WRITTEN INSTRUCTION: Produce an exact copy of all the data below, dropping every image.

DATA LINES:
▬▬▬▬▬▬

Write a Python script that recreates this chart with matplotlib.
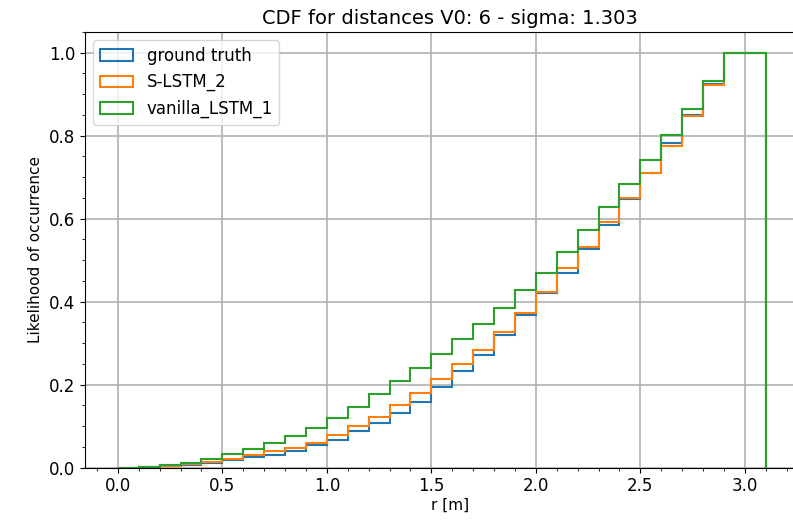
import numpy as np
import matplotlib.pyplot as plt

# bin edges of the distance histogram (0.1 m wide)
edges = np.round(np.arange(0, 3.2, 0.1), 1)

# cumulative likelihood per bin
ground_truth = [0.0, 0.001, 0.003, 0.006, 0.011, 0.018, 0.025, 0.031, 0.040, 0.054,
                0.066, 0.089, 0.107, 0.131, 0.159, 0.195, 0.233, 0.272, 0.320, 0.368,
                0.420, 0.470, 0.528, 0.585, 0.647, 0.711, 0.782, 0.850, 0.925, 1.0, 1.0]
s_lstm_2 = [0.0, 0.002, 0.004, 0.008, 0.014, 0.022, 0.030, 0.040, 0.047, 0.060,
            0.079, 0.100, 0.123, 0.151, 0.181, 0.213, 0.249, 0.284, 0.327, 0.372,
            0.424, 0.480, 0.532, 0.592, 0.649, 0.711, 0.776, 0.847, 0.923, 1.0, 1.0]
vanilla_lstm_1 = [0.0, 0.002, 0.006, 0.012, 0.020, 0.032, 0.044, 0.060, 0.077, 0.096,
                  0.119, 0.147, 0.177, 0.209, 0.241, 0.274, 0.310, 0.347, 0.384, 0.427,
                  0.468, 0.519, 0.572, 0.628, 0.684, 0.742, 0.802, 0.865, 0.931, 1.0, 1.0]

series = [('ground truth', ground_truth),
          ('S-LSTM_2', s_lstm_2),
          ('vanilla_LSTM_1', vanilla_lstm_1)]

fig = plt.figure(figsize=(7.93, 5.22), dpi=100)
# the original picture is cropped on the right, so the axes run past the edge
ax = fig.add_axes([0.107, 0.104, 0.92, 0.835])

for label, vals in series:
    ax.hist(edges[:-1] + 0.05, bins=edges, weights=vals, histtype='step',
            lw=1.5, label=label)

ax.set_xlim(-0.158, 3.333)
ax.set_ylim(0, 1.05)
ax.set_xticks(np.arange(0, 3.01, 0.5))
ax.set_yticks(np.arange(0, 1.01, 0.2))
ax.minorticks_on()
ax.grid(True, which='major', color='#b0b0b0', lw=1.2)
ax.tick_params(labelsize=12)
ax.set_title('CDF for distances V0: 6 - sigma: 1.303', fontsize=14)
ax.set_xlabel('r [m]', fontsize=11, labelpad=2)
ax.set_ylabel('Likelihood of occurrence', fontsize=11)
ax.legend(loc='upper left', fontsize=12)

fig.savefig('out.png', dpi=100)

▬▬▬▬▬▬

TASK SOLUTION:
Write a Python script that recreates this chart with matplotlib.
import numpy as np
import matplotlib.pyplot as plt

# bin edges of the distance histogram (0.1 m wide)
edges = np.round(np.arange(0, 3.2, 0.1), 1)

# cumulative likelihood per bin
ground_truth = [0.0, 0.001, 0.003, 0.006, 0.011, 0.018, 0.025, 0.031, 0.040, 0.054,
                0.066, 0.089, 0.107, 0.131, 0.159, 0.195, 0.233, 0.272, 0.320, 0.368,
                0.420, 0.470, 0.528, 0.585, 0.647, 0.711, 0.782, 0.850, 0.925, 1.0, 1.0]
s_lstm_2 = [0.0, 0.002, 0.004, 0.008, 0.014, 0.022, 0.030, 0.040, 0.047, 0.060,
            0.079, 0.100, 0.123, 0.151, 0.181, 0.213, 0.249, 0.284, 0.327, 0.372,
            0.424, 0.480, 0.532, 0.592, 0.649, 0.711, 0.776, 0.847, 0.923, 1.0, 1.0]
vanilla_lstm_1 = [0.0, 0.002, 0.006, 0.012, 0.020, 0.032, 0.044, 0.060, 0.077, 0.096,
                  0.119, 0.147, 0.177, 0.209, 0.241, 0.274, 0.310, 0.347, 0.384, 0.427,
                  0.468, 0.519, 0.572, 0.628, 0.684, 0.742, 0.802, 0.865, 0.931, 1.0, 1.0]

series = [('ground truth', ground_truth),
          ('S-LSTM_2', s_lstm_2),
          ('vanilla_LSTM_1', vanilla_lstm_1)]

fig = plt.figure(figsize=(7.93, 5.22), dpi=100)
# the original picture is cropped on the right, so the axes run past the edge
ax = fig.add_axes([0.107, 0.104, 0.92, 0.835])

for label, vals in series:
    ax.hist(edges[:-1] + 0.05, bins=edges, weights=vals, histtype='step',
            lw=1.5, label=label)

ax.set_xlim(-0.158, 3.333)
ax.set_ylim(0, 1.05)
ax.set_xticks(np.arange(0, 3.01, 0.5))
ax.set_yticks(np.arange(0, 1.01, 0.2))
ax.minorticks_on()
ax.grid(True, which='major', color='#b0b0b0', lw=1.2)
ax.tick_params(labelsize=12)
ax.set_title('CDF for distances V0: 6 - sigma: 1.303', fontsize=14)
ax.set_xlabel('r [m]', fontsize=11, labelpad=2)
ax.set_ylabel('Likelihood of occurrence', fontsize=11)
ax.legend(loc='upper left', fontsize=12)

fig.savefig('out.png', dpi=100)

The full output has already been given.